By forcing the AI model to read your system design rules and technical constraints before it generates a single line of logic, you drastically reduce hallucinated abstractions. The AI stops inventing new design patterns and instead conforms to the rules you have already laid out, which directly eliminates the redundant functions that lead to high code churn.

3 Actionable Tips for Better AI Code in 2026

1. Micro-Contexting Over Mega-Prompts

Dumping your entire repository into a massive million token context window is a recipe for disaster. While modern models can technically process huge amounts of text, the noise to signal ratio gets too high, and the model inevitably loses the plot. Instead of full repository ingestion, you should actively curate your context. Only load the specific interface you are working on, the current module, and your dedicated system design markdown file. If you are using a native IDE, take full advantage of features that let you manually select exactly which files the AI can see, keeping the focus razor sharp.
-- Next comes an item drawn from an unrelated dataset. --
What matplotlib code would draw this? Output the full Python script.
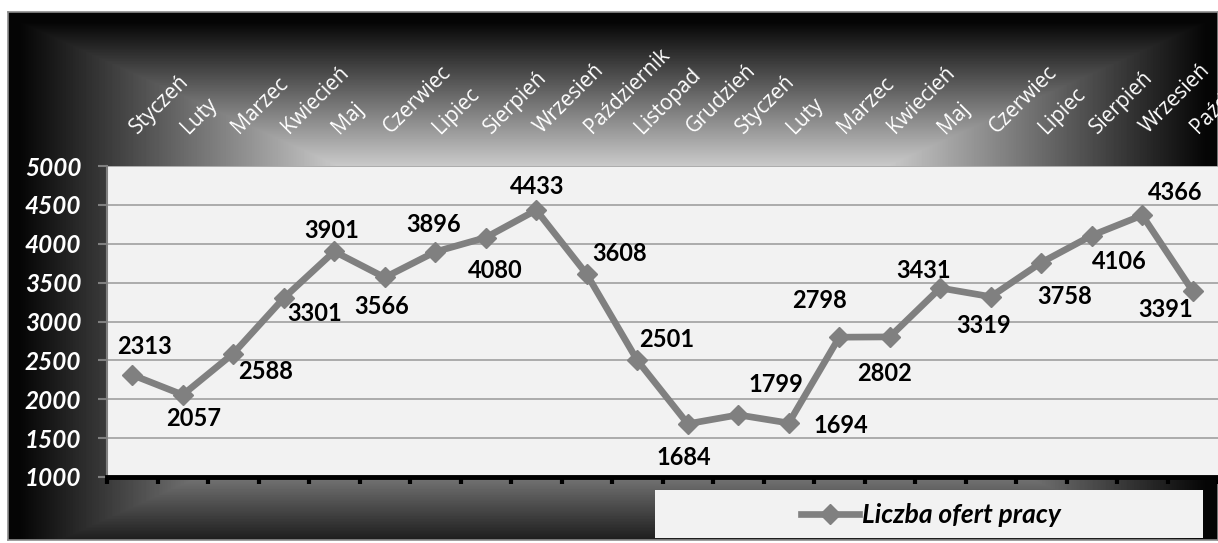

2. Enforce the Refactor First Rule

Data shows that AI models inherently prefer to add new code rather than update, consolidate, or move existing code. As a developer, you have to explicitly fight this additive bias. Before asking your AI assistant to build a brand new feature, prompt it to evaluate the current file and suggest an architectural refactor. You should explicitly instruct the AI with commands like: "Review this module and extract all duplicate logic into a shared utility function before attempting to add the new feature." This workflow actively addresses the copy and paste problem highlighted in recent code quality studies.

3. Own Your API Strategy and Model Choice

Not every coding task requires the heaviest, most expensive, or slowest frontier model. For simple boilerplate generation or writing unit tests, a fast local model or a cheaper tier API might be perfectly adequate. Conversely, complex debugging across multiple files requires the strongest reasoning models available. This is exactly why architectural flexibility matters in your tooling. At PorkiCoder, we built our lightning fast IDE from scratch to support a bring your own key workflow with zero API markups. For a flat $20 per month, you get a premium native IDE experience without any hidden surcharges, and you only pay the base API cost for the specific models you actually invoke. This approach keeps you in total control of both your context window and your monthly development budget.

The Bottom Line for Developers

As the sheer volume of AI generated code continues to explode this year, your fundamental value as a software engineer is no longer tied to how fast you type out boilerplate syntax. Your value is now inextricably tied to your ability to carefully steer the AI, enforce strict architectural boundaries, and maintain a pristine codebase over time. Stop accepting the very first output your tool provides. Start anchoring your language models with precision context files, enforce refactoring, and watch your daily code churn disappear.